As a designer, it’s fairly easy to stay creative, it’s built into us; it makes us do the job we love. But sometimes things can get a little stale or we feel like we’re doing the same things over. There are ways to re-invigorate the creative mind, keep things fresh and add skills to the bow – it’s never too late to learn some new life skills.
Recently, I’ve been on a steep learning curve building some in-built wardrobes for my house. A far cry from the comfort of graphic design. But, with the help of a super-skilled friend who knows his biscuits from his biscuits, we came out with a pair of amazing wardrobes that will last through the worst of what North Korea could chuck at us.
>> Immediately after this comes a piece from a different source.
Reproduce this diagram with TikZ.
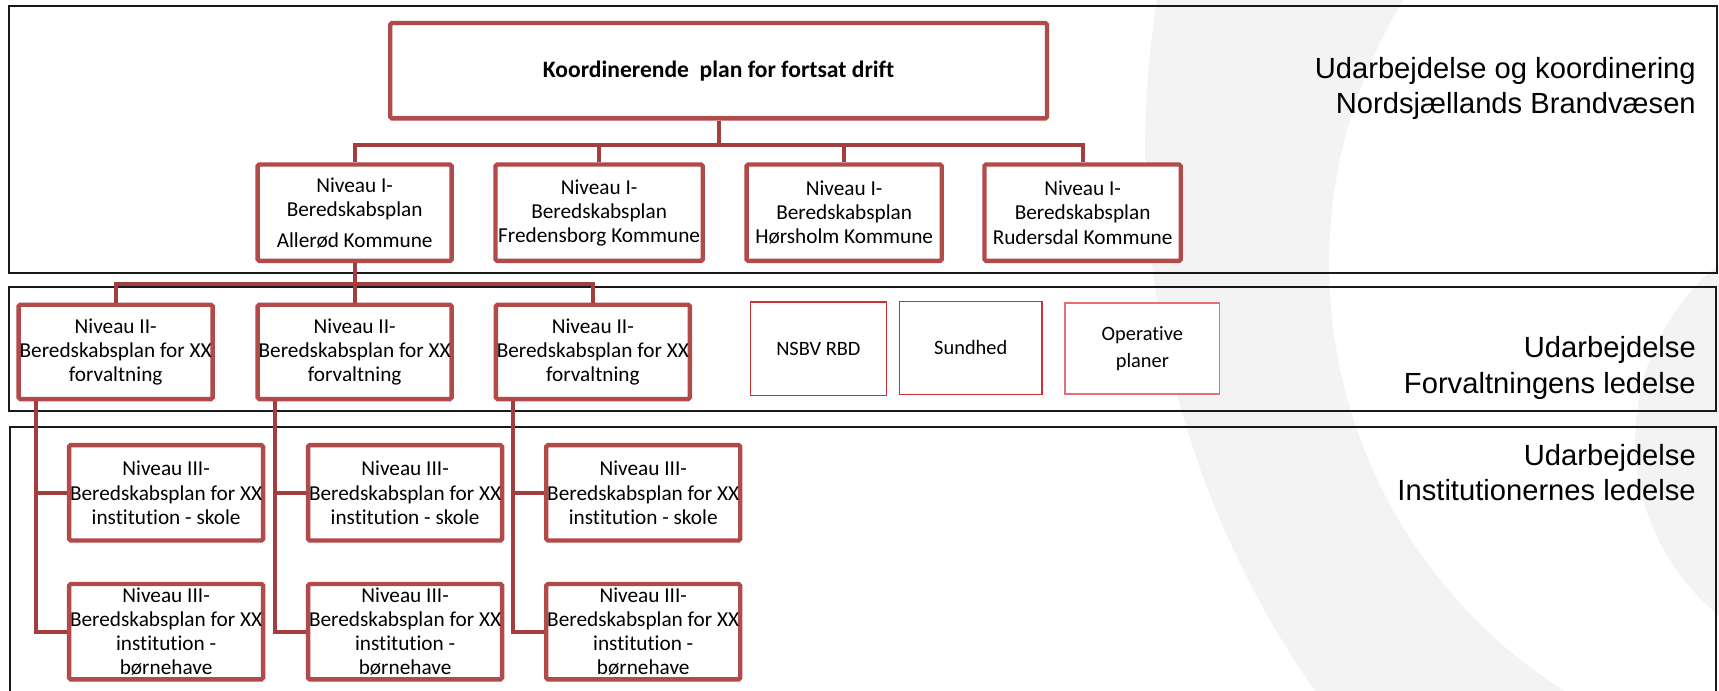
\documentclass[tikz,border=0pt]{standalone}
\usepackage{fontspec}
\setmainfont{Carlito}[Ligatures=NoCommon]
\newfontfamily\arialfont{Liberation Sans}
\usepackage{tikz}

\definecolor{boxred}{RGB}{178,74,74}
\definecolor{linkred}{RGB}{162,62,62}
\definecolor{thinred}{RGB}{208,48,52}
\definecolor{palered}{RGB}{226,112,116}
\definecolor{logogray}{RGB}{243,243,243}
\definecolor{bandline}{RGB}{25,25,25}

\tikzset{
  planbox/.style={draw=boxred, line width=4pt, rounded corners=1.5pt, fill=white,
    inner sep=0pt, align=center, font=\fontsize{19.4}{22}\selectfont},
  smallbox/.style={draw=thinred, line width=1.3pt, fill=white, inner sep=0pt,
    align=center, font=\fontsize{18.6}{24}\selectfont},
  link/.style={draw=linkred, line width=3.6pt},
  band/.style={draw=bandline, line width=1.8pt},
  sidelabel/.style={anchor=east, align=right, inner sep=0pt,
    font=\arialfont\fontsize{26.6}{32}\selectfont},
}

\begin{document}
\begin{tikzpicture}[x=1pt, y=-1pt]
    \useasboundingbox (0,0) rectangle (1568,630);

    % Logo in the background
    \begin{scope}
        \clip (0,0) rectangle (1568,630);
        \fill[logogray, even odd rule] (1907.4,136.8) circle (862.9) (1673,240.8) circle (460.6);
        \fill[logogray] (1697.5,401.3) circle (206);
    \end{scope}

    % The three bands
    \draw[band] (8.5,5.5) rectangle (1566,248.7);
    \draw[band] (8.5,261.5) rectangle (1565,374.6);
    \draw[band] (9,389.5) rectangle (1565,640);

    % Coordinating plan
    \node[planbox, minimum width=599pt, minimum height=87pt,
          font=\bfseries\fontsize{21.5}{26}\selectfont] (top) at (655.5,64.5) {Koordinerende~~plan for fortsat drift};

    % Level I
    \foreach \i/\x/\w/\t in {1/323.5/177/{Niveau I-\\Beredskabsplan\\[6pt]Allerød Kommune},
                             2/546.5/189/{Niveau I-\\Beredskabsplan\\Fredensborg Kommune},
                             3/770/178/{Niveau I-\\Beredskabsplan\\Hørsholm Kommune},
                             4/987.5/179/{Niveau I-\\Beredskabsplan\\Rudersdal Kommune}} {
        \node[planbox, minimum width=\w pt, minimum height=88pt] (kom\i) at (\x,194) {\t};
    }

    % Level II and III
    \foreach \i/\x in {1/105.5, 2/323.5, 3/540.75} {
        \node[planbox, minimum width=177pt, minimum height=86pt] (forv\i) at (\x,321)
            {Niveau II-\\Beredskabsplan for XX\\forvaltning};
        \node[planbox, minimum width=177pt, minimum height=87pt] (skole\i) at (\x+46,449.5)
            {Niveau III-\\Beredskabsplan for XX\\institution - skole};
        \node[planbox, minimum width=177pt, minimum height=87pt] (bh\i) at (\x+46,576.2)
            {Niveau III-\\Beredskabsplan for XX\\institution -\\børnehave};
    }

    % Other plans
    \node[smallbox, minimum width=124pt, minimum height=85pt] (nsbv) at (746.5,318) {NSBV RBD};
    \node[smallbox, minimum width=130pt, minimum height=85pt] (sundhed) at (885.5,317.3) {Sundhed};
    \node[smallbox, draw=palered, minimum width=141pt, minimum height=83pt] (operativ) at (1042,318) {Operative\\planer};

    % Connectors
    \foreach \i in {1,...,4} {
        \draw[link] (top.south) -- ++(0,22) -| (kom\i.north);
    }
    \foreach \i in {1,2,3} {
        \draw[link] (kom1.south) -- ++(0,19) -| (forv\i.north);
        \coordinate (trunk\i) at ([xshift=17.5pt]forv\i.south west);
        \draw[link] (trunk\i) |- (bh\i.west);
        \draw[link] (trunk\i |- skole\i.west) -- (skole\i.west);
    }

    % Who prepares what
    \node[sidelabel] (lbltop) at (1547,80.4) {Udarbejdelse og koordinering\\Nordsjællands Brandvæsen};
    \node[sidelabel] (lblforv) at (1547,335.6) {Udarbejdelse\\Forvaltningens ledelse};
    \node[sidelabel] (lblinst) at (1547,431) {Udarbejdelse\\Institutionernes ledelse};
\end{tikzpicture}
\end{document}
I started the process with trepidation – mainly because I’d have to invest loads of time after work and at weekends to see it through. After every session, dividing up what I needed to do at home on my part and what my friend Brian was going to do in his amazing home built workshop. Most the time spent in the workshop was measuring (twice – cut once) and making sure everything was as square as we could get it. These two things are something that I hadn’t really bothered with in past DIY projects – if it looks right, it probably is yeah? Wrong – seeing the importance of accurate measuring and properly squared up joints makes everything else after so much easier.
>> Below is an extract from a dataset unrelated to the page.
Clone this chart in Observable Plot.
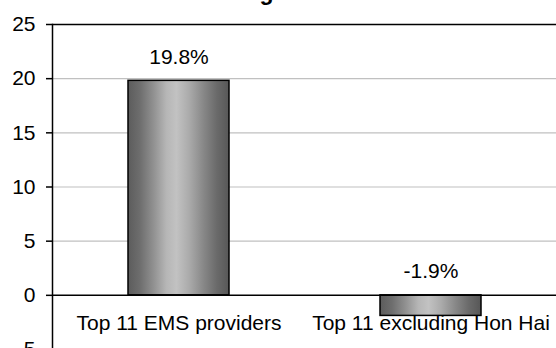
<!DOCTYPE html>
<html>
<head>
<meta charset="utf-8">
<script src="https://cdn.jsdelivr.net/npm/d3@7"></script>
<script src="https://cdn.jsdelivr.net/npm/@observablehq/plot@0.6"></script>
<style>
  html, body { margin: 0; padding: 0; background: #fff; overflow: hidden; }
  #chart svg { display: block; font-family: "Liberation Sans", Arial, sans-serif; }
</style>
</head>
<body>
<div id="chart"></div>
<script>
const title = "Sales of the largest EMS vendors";
const categories = ["Top 11 EMS providers", "Top 11 excluding Hon Hai"];
const values = [19.8, -1.9];
const valueLabels = ["19.8%", "-1.9%"];
const yTicks = [-5, 0, 5, 10, 15, 20, 25];
const gridTicks = [5, 10, 15, 20];

const data = categories.map((c, i) => ({cat: c, value: values[i], label: valueLabels[i]}));

const defs = () => {
  const d = d3.create("svg:defs");
  const g = d.append("linearGradient").attr("id", "barGrad").attr("x1", "0").attr("x2", "1").attr("y1", "0").attr("y2", "0");
  [[0, "#5c5c5c"], [0.12, "#6e6e6e"], [0.25, "#909090"], [0.38, "#b6b6b6"], [0.48, "#c2c2c2"], [0.6, "#acacac"], [0.75, "#878787"], [0.88, "#6a6a6a"], [1, "#575757"]]
    .forEach(([o, c]) => g.append("stop").attr("offset", o).attr("stop-color", c));
  return d.node();
};

const chart = Plot.plot({
  width: 556,
  height: 348,
  marginLeft: 52,
  marginRight: 0,
  marginTop: 24,
  marginBottom: -1,
  style: {fontSize: "21px", fontFamily: "'Liberation Sans', Arial, sans-serif", color: "#000", background: "#fff", overflow: "visible"},
  x: {domain: categories, paddingInner: 0.6, paddingOuter: 0.3, axis: null},
  y: {domain: [-5, 25], ticks: yTicks, label: null},
  marks: [
    defs,
    Plot.ruleY(gridTicks, {stroke: "#c0c0c0", strokeWidth: 1.2}),
    Plot.ruleY([25], {stroke: "#000", strokeWidth: 1.5}),
    Plot.barY(data, {x: "cat", y: "value", fill: "url(#barGrad)", stroke: "#000", strokeWidth: 1.5}),
    Plot.ruleY([0], {stroke: "#000", strokeWidth: 1.5}),
    Plot.axisY({ticks: yTicks, tickSize: 6, tickPadding: 11, stroke: "#000", strokeWidth: 1.5, label: null, fontSize: 21}),
    Plot.frame({anchor: "left", stroke: "#000", strokeWidth: 1.5}),
    Plot.text(data, {x: "cat", y: d => Math.max(d.value, 0), text: "label", dy: -17, lineAnchor: "bottom", fontSize: 21}),
    Plot.text(data, {x: "cat", y: 0, text: "cat", dy: 20, lineAnchor: "top", fontSize: 21}),
    Plot.text([title], {frameAnchor: "top", dx: -27, dy: -25, lineAnchor: "bottom", fontWeight: "bold", fontSize: 23})
  ]
});
document.getElementById("chart").appendChild(chart);
</script>
</body>
</html>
The other thing that was a major learning curve was process – we had to do things in order as there were things that couldn’t be done until something had been done before it. Wood glue, it seems does not like to be rushed into drying. So, batch cutting of drawer fronts, sides, backs and bases one day, assembly the next day, sanding the day after, then on to the doors — where the same process applies until the frame was ready to be made — but you can’t make the frame until you know exactly how big the doors and drawers are, again, all process. Getting all the elements together for final assembly at my house was mega exciting as this is where we can see all the arduous work come together and become an actual tangible entity. Take a look:
If you’ve read this far, you’re probably thinking where I’m going with this, but the thing with making something ultra-practical with your own hands is massively rewarding – rewarding in a very different way to winning that pitch or cranking out another campaign. It’s great to stand back and say, “I made that.” Those wardrobes will outlast any bragging rights I have on any design projects I’ve done in the past; and more shelf life too (forgive the pun).
After all this, what I’m trying to say is the things I learned from making these wardrobes should be transferable to my everyday job – patience, accuracy, process and pride. Some of these I already had but it’s great to build on them, whilst still be creative but away from my usual ‘creative fix’ and being out of my comfort zone.
There are loads of creative workshops and evening classes for creative and non-creative types, you just have to find them. Get out there learn some new skills and see if they give your day job a boost.
Here’s a suggestion of some things that might get the creative brain back on the boil.
- Upcycle some old furniture and give it a new lease of
- Go to an evening class and learn a totally different trade (I’d like to have a go at welding) – remember it’s not so much about the end product but the process and the journey to the end
- Sign up to a 10k, a marathon or something like Tough Mudder.
- Go back to the creative roots and do some lino-printing.
- Buy the biggest Lego Technic set you can afford and then make it!